Google profits lower than predicted

GOOGLE, owner of the world’s most popular search engine, has reported profits that missed some analysts’ estimates as the company ramped up spending.

Net income rose 24% to $1.84 billion (€1.42bn), or $5.71 a share, from $1.49bn, $4.66 a share, a year earlier, the company said yesterday.

Profit, excluding some items, was $6.45 a share during the quarter, Google said. Analysts had estimated $6.52, according to Bloomberg.

Google, grappling with competition from rivals Microsoft and Facebook, has increased spending to spur growth, raising concerns profitability may suffer.

The company, after reducing staff last year, has ramped up hiring and announced it would increase the pace of acquisitions.

“It’s reasonable to expect that they would be back in investment mode,” said Mark Mahaney, an analyst with Citigroup Investment Research in San Francisco. “The question is how big is that investment mode.”

Excluding revenue passed on to partner sites, sales were $5.09bn, compared with an estimate of $4.98bn in a Bloomberg survey.

Second-quarter estimates declined in recent weeks as the dollar strengthened against other currencies, fuelling concern that overseas revenue would be worth less when brought back to the US.

Analysts cut sales estimates by an average of $21.8m in the past four weeks.

In a positive sign for the overall economy, marketers were willing to pay more for the online ads that generate virtually all of Google’s income, and people are clicking on the commercial messages more frequently.

Those trends provide another indication that more companies and shoppers are feeling a little better as they recover from the worst economic downturn in more than 70 years.

Google rose $2.68 to $494.02 in Nasdaq Stock Market trading last night. The shares have fallen 20% this year.

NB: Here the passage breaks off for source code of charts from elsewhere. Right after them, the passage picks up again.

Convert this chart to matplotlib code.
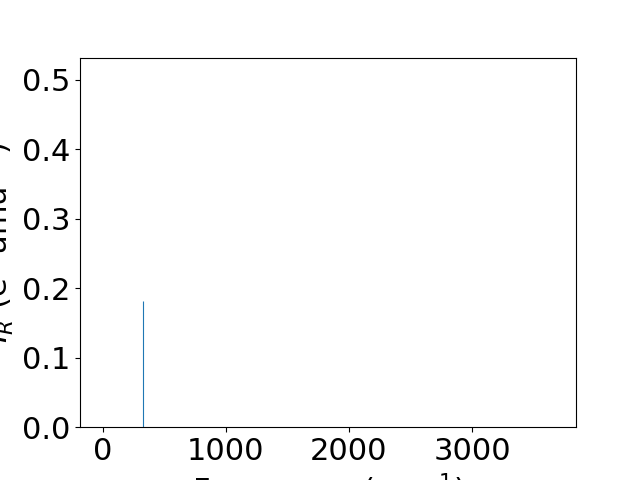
import numpy as np
import matplotlib
matplotlib.use("Agg")
import matplotlib.pyplot as plt

plt.rcParams['font.size'] = 22

# vibrational modes (cm^-1) and IR intensities
frequencies = [0, 120, 325, 480, 760, 1100, 1450, 1720, 2200, 2950, 3050, 3660]
intensities = [0.0, 0.0, 0.182, 0.0, 0.0, 0.0, 0.0, 0.0, 0.0, 0.0, 0.0, 0.0]

fig, ax = plt.subplots(figsize=(6.4, 4.8), dpi=100)
ax.vlines(frequencies, 0, intensities, color="C0", linewidth=0.8)
ax.set_ylim(0, 0.532)
ax.set_xlabel("Frequency (cm$^{-1}$)")
ax.set_ylabel("$I_R$ (e$^2$ amu$^{-1}$)")
fig.savefig("out.png")
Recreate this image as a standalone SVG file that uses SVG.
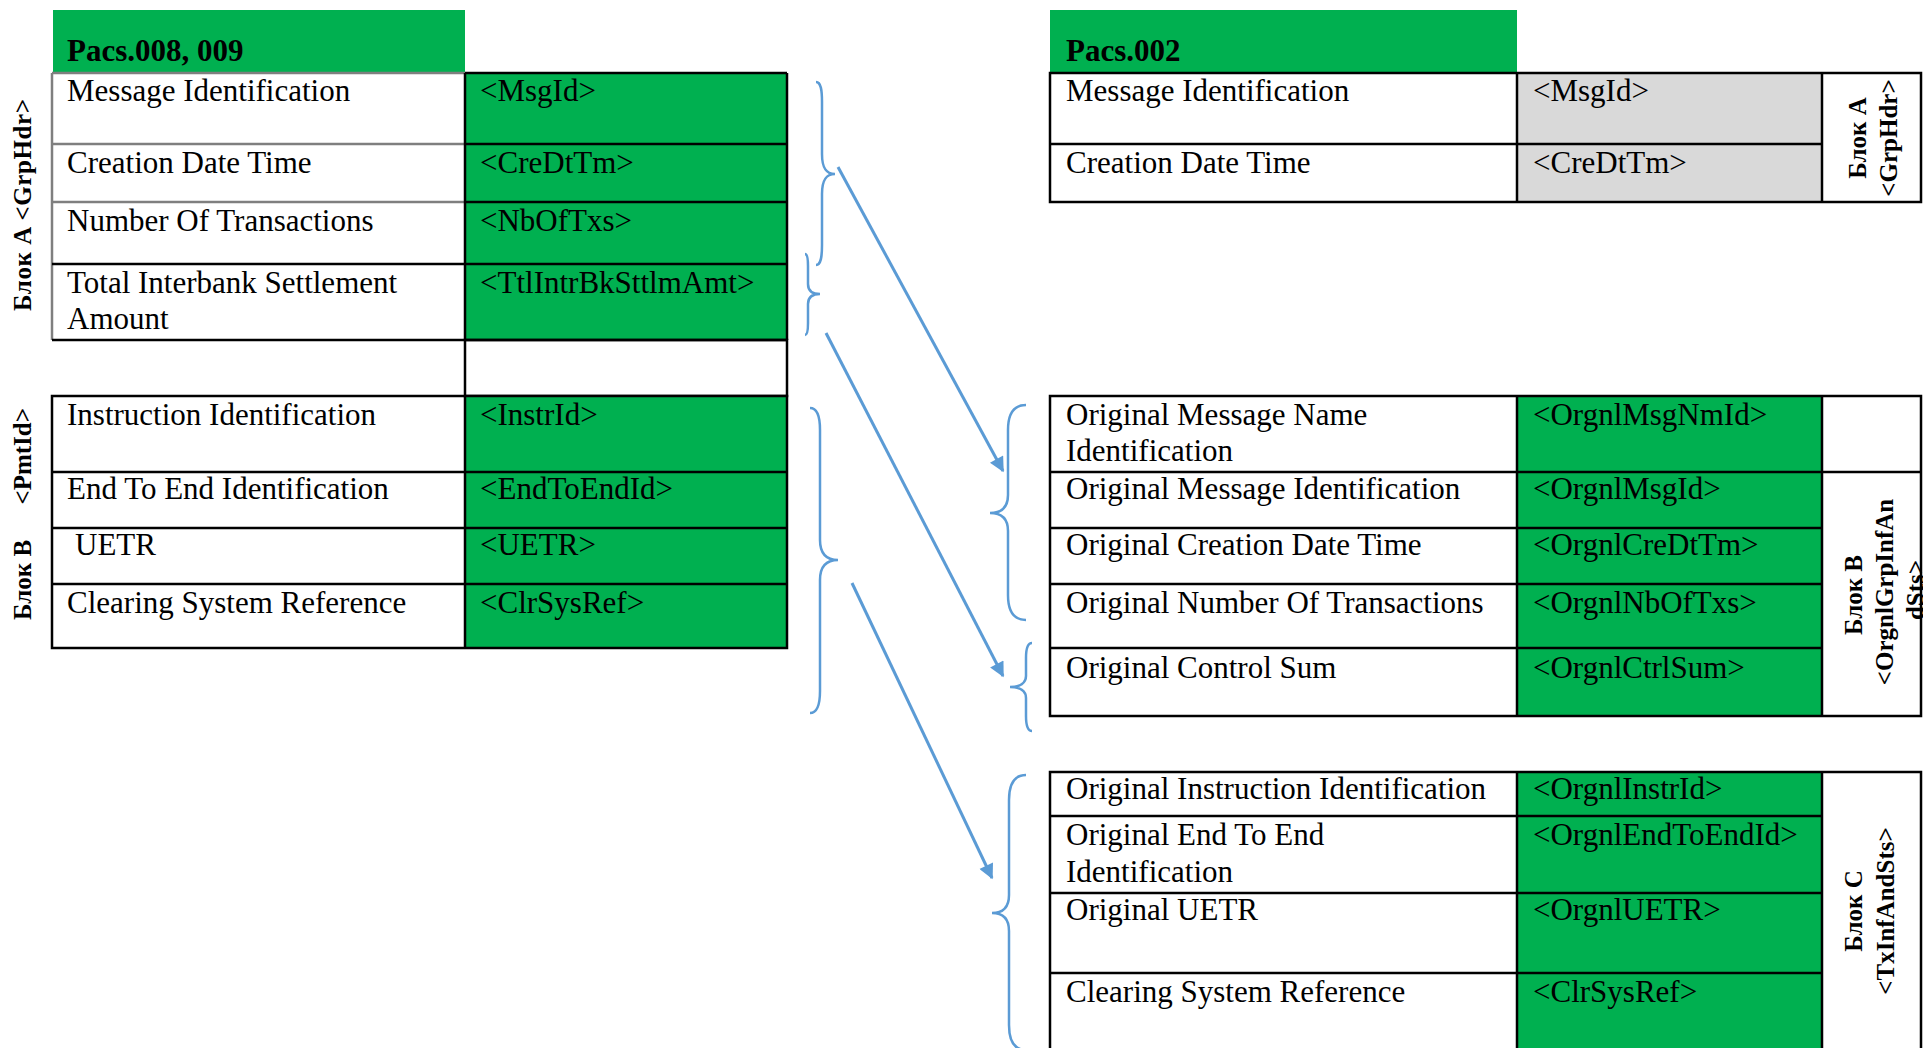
<svg xmlns="http://www.w3.org/2000/svg" width="1923" height="1048" viewBox="0 0 1923 1048">
<style>
.t{font-family:"Liberation Serif","Times New Roman",serif;font-size:31px;fill:#000}
.b{font-weight:bold}
.v{font-family:"Liberation Serif","Times New Roman",serif;font-weight:bold;font-size:25px;fill:#000}
.g{fill:#00b050}
.gr{fill:#d9d9d9}
.k{fill:none;stroke:#000;stroke-width:2.5}
.ln{stroke:#000;stroke-width:2.5}
.gl{stroke:#7f7f7f;stroke-width:2.5}
.br{fill:none;stroke:#5b9bd5;stroke-width:2.5}
.ar{fill:none;stroke:#5b9bd5;stroke-width:3;marker-end:url(#ah)}
</style>
<defs>
<marker id="ah" viewBox="0 0 10 10" refX="9" refY="5" markerUnits="userSpaceOnUse" markerWidth="18" markerHeight="15" orient="auto">
<path d="M0,0 L10,5 L0,10 z" fill="#5b9bd5"/>
</marker>
</defs>
<rect width="1923" height="1048" fill="#fff"/>

<g id="pacs008-header">
<rect class="g" x="53" y="10" width="412" height="63"/>
<text class="t b" x="67" y="61">Pacs.008, 009</text>
</g>

<g id="pacs008-blockA">
<rect class="g" x="465" y="73" width="322" height="267"/>
<line class="gl" x1="52" y1="73" x2="465" y2="73"/>
<line class="gl" x1="52" y1="144" x2="465" y2="144"/>
<line class="gl" x1="52" y1="202" x2="465" y2="202"/>
<line class="gl" x1="52" y1="73" x2="52" y2="340"/>
<line class="ln" x1="465" y1="73" x2="787" y2="73"/>
<line class="ln" x1="465" y1="144" x2="787" y2="144"/>
<line class="ln" x1="465" y1="202" x2="787" y2="202"/>
<line class="ln" x1="52" y1="264" x2="787" y2="264"/>
<line class="ln" x1="52" y1="340" x2="787" y2="340"/>
<line class="ln" x1="465" y1="73" x2="465" y2="340"/>
<line class="ln" x1="787" y1="73" x2="787" y2="340"/>
<text class="t" x="67" y="101">Message Identification</text>
<text class="t" x="480" y="101">&lt;MsgId&gt;</text>
<text class="t" x="67" y="173">Creation Date Time</text>
<text class="t" x="480" y="173">&lt;CreDtTm&gt;</text>
<text class="t" x="67" y="231">Number Of Transactions</text>
<text class="t" x="480" y="231">&lt;NbOfTxs&gt;</text>
<text class="t" x="67" y="293">Total Interbank Settlement</text>
<text class="t" x="67" y="329">Amount</text>
<text class="t" x="480" y="293">&lt;TtlIntrBkSttlmAmt&gt;</text>
</g>

<g id="pacs008-blank">
<rect class="k" x="465" y="340" width="322" height="56"/>
</g>

<g id="pacs008-blockB">
<rect class="g" x="465" y="396" width="322" height="252"/>
<rect class="k" x="52" y="396" width="735" height="252"/>
<line class="ln" x1="465" y1="396" x2="465" y2="648"/>
<line class="ln" x1="52" y1="472" x2="787" y2="472"/>
<line class="ln" x1="52" y1="528" x2="787" y2="528"/>
<line class="ln" x1="52" y1="584" x2="787" y2="584"/>
<text class="t" x="67" y="425">Instruction Identification</text>
<text class="t" x="480" y="425">&lt;InstrId&gt;</text>
<text class="t" x="67" y="499">End To End Identification</text>
<text class="t" x="480" y="499">&lt;EndToEndId&gt;</text>
<text class="t" x="75" y="555">UETR</text>
<text class="t" x="480" y="555">&lt;UETR&gt;</text>
<text class="t" x="67" y="613">Clearing System Reference</text>
<text class="t" x="480" y="613">&lt;ClrSysRef&gt;</text>
</g>

<g id="label-left-A">
<text class="v" transform="translate(31,205) rotate(-90)" text-anchor="middle" textLength="212" lengthAdjust="spacing">Блок A &lt;GrpHdr&gt;</text>
</g>
<g id="label-left-B">
<text class="v" transform="translate(31,620) rotate(-90)" text-anchor="start">Блок B</text>
<text class="v" transform="translate(31,408) rotate(-90)" text-anchor="end">&lt;PmtId&gt;</text>
</g>

<g id="pacs002-header">
<rect class="g" x="1050" y="10" width="467" height="63"/>
<text class="t b" x="1066" y="61">Pacs.002</text>
</g>

<g id="pacs002-blockA">
<rect class="gr" x="1517" y="73" width="305" height="129"/>
<rect class="k" x="1050" y="73" width="871" height="129"/>
<line class="ln" x1="1050" y1="144" x2="1822" y2="144"/>
<line class="ln" x1="1517" y1="73" x2="1517" y2="202"/>
<line class="ln" x1="1822" y1="73" x2="1822" y2="202"/>
<text class="t" x="1066" y="101">Message Identification</text>
<text class="t" x="1533" y="101">&lt;MsgId&gt;</text>
<text class="t" x="1066" y="173">Creation Date Time</text>
<text class="t" x="1533" y="173">&lt;CreDtTm&gt;</text>
<text class="v" transform="translate(1866,138) rotate(-90)" text-anchor="middle">Блок A</text>
<text class="v" transform="translate(1897,138) rotate(-90)" text-anchor="middle">&lt;GrpHdr&gt;</text>
</g>

<g id="pacs002-blockB">
<rect class="g" x="1517" y="396" width="305" height="320"/>
<rect class="k" x="1050" y="396" width="871" height="320"/>
<line class="ln" x1="1050" y1="472" x2="1921" y2="472"/>
<line class="ln" x1="1050" y1="528" x2="1822" y2="528"/>
<line class="ln" x1="1050" y1="584" x2="1822" y2="584"/>
<line class="ln" x1="1050" y1="648" x2="1822" y2="648"/>
<line class="ln" x1="1517" y1="396" x2="1517" y2="716"/>
<line class="ln" x1="1822" y1="396" x2="1822" y2="716"/>
<text class="t" x="1066" y="425">Original Message Name</text>
<text class="t" x="1066" y="461">Identification</text>
<text class="t" x="1533" y="425">&lt;OrgnlMsgNmId&gt;</text>
<text class="t" x="1066" y="499">Original Message Identification</text>
<text class="t" x="1533" y="499">&lt;OrgnlMsgId&gt;</text>
<text class="t" x="1066" y="555">Original Creation Date Time</text>
<text class="t" x="1533" y="555">&lt;OrgnlCreDtTm&gt;</text>
<text class="t" x="1066" y="613">Original Number Of Transactions</text>
<text class="t" x="1533" y="613">&lt;OrgnlNbOfTxs&gt;</text>
<text class="t" x="1066" y="678">Original Control Sum</text>
<text class="t" x="1533" y="678">&lt;OrgnlCtrlSum&gt;</text>
<text class="v" transform="translate(1862,595) rotate(-90)" text-anchor="middle">Блок B</text>
<text class="v" transform="translate(1893,592) rotate(-90)" text-anchor="middle">&lt;OrgnlGrpInfAn</text>
<text class="v" transform="translate(1924,590) rotate(-90)" text-anchor="middle">dSts&gt;</text>
</g>

<g id="pacs002-blockC">
<rect class="g" x="1517" y="772" width="305" height="290"/>
<rect class="k" x="1050" y="772" width="871" height="290"/>
<line class="ln" x1="1050" y1="816" x2="1822" y2="816"/>
<line class="ln" x1="1050" y1="893" x2="1822" y2="893"/>
<line class="ln" x1="1050" y1="973" x2="1822" y2="973"/>
<line class="ln" x1="1517" y1="772" x2="1517" y2="1062"/>
<line class="ln" x1="1822" y1="772" x2="1822" y2="1062"/>
<text class="t" x="1066" y="799">Original Instruction Identification</text>
<text class="t" x="1533" y="799">&lt;OrgnlInstrId&gt;</text>
<text class="t" x="1066" y="845">Original End To End</text>
<text class="t" x="1066" y="882">Identification</text>
<text class="t" x="1533" y="845">&lt;OrgnlEndToEndId&gt;</text>
<text class="t" x="1066" y="920">Original UETR</text>
<text class="t" x="1533" y="920">&lt;OrgnlUETR&gt;</text>
<text class="t" x="1066" y="1002">Clearing System Reference</text>
<text class="t" x="1533" y="1002">&lt;ClrSysRef&gt;</text>
<text class="v" transform="translate(1862,911) rotate(-90)" text-anchor="middle">Блок C</text>
<text class="v" transform="translate(1894,911) rotate(-90)" text-anchor="middle">&lt;TxInfAndSts&gt;</text>
</g>

<g id="connectors">
<path class="br" d="M816,82 C821,82 822,90 822,102 L822,154 C822,168 826,174 835,174 C826,174 822,180 822,194 L822,245 C822,257 821,265 816,265"/>
<path class="br" d="M805,254 C807,254 808,258 808,266 L808,284 C808,291 812,294 820,294 C812,294 808,297 808,304 L808,323 C808,331 807,335 805,335"/>
<path class="br" d="M810,408 C817,408 820,416 820,430 L820,540 C820,554 826,560 838,560 C826,560 820,566 820,580 L820,691 C820,705 817,713 810,713"/>
<path class="br" d="M1026,405 C1013,405 1008,415 1008,430 L1008,495 C1008,507 1002,513 990,513 C1002,513 1008,519 1008,531 L1008,595 C1008,610 1013,620 1026,620"/>
<path class="br" d="M1032,643 C1028,643 1026,649 1026,658 L1026,676 C1026,683 1020,687 1010,687 C1020,687 1026,691 1026,698 L1026,716 C1026,725 1028,731 1032,731"/>
<path class="br" d="M1026,775 C1013,775 1009,785 1009,800 L1009,895 C1009,907 1003,913 992,913 C1003,913 1009,919 1009,931 L1009,1025 C1009,1040 1013,1050 1026,1050"/>
<line class="ar" x1="838" y1="167" x2="1003" y2="471"/>
<line class="ar" x1="826" y1="333" x2="1003" y2="676"/>
<line class="ar" x1="852" y1="583" x2="992" y2="878"/>
</g>
</svg>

The company’s cash and short-term investments were $30.1bn during the second quarter. The company had $26.5bn in the first quarter, up from $24.5bn at the end of last year.

Google is using cash to invest in areas to help expand the company’s revenue. Search-based online advertising spending is expected to rise 16% this year and 8.6% in 2011, according to eMarketer of New York.

On Wednesday, it was reported that Google’s share of the search market in the US dropped slightly in June, according to data from comScore.

Google sites had about 62.6% of the market, down 1.1% from May. Yahoo and Microsoft’s Bing both jumped 0.6%, to 18.9% and 12.7%, respectively.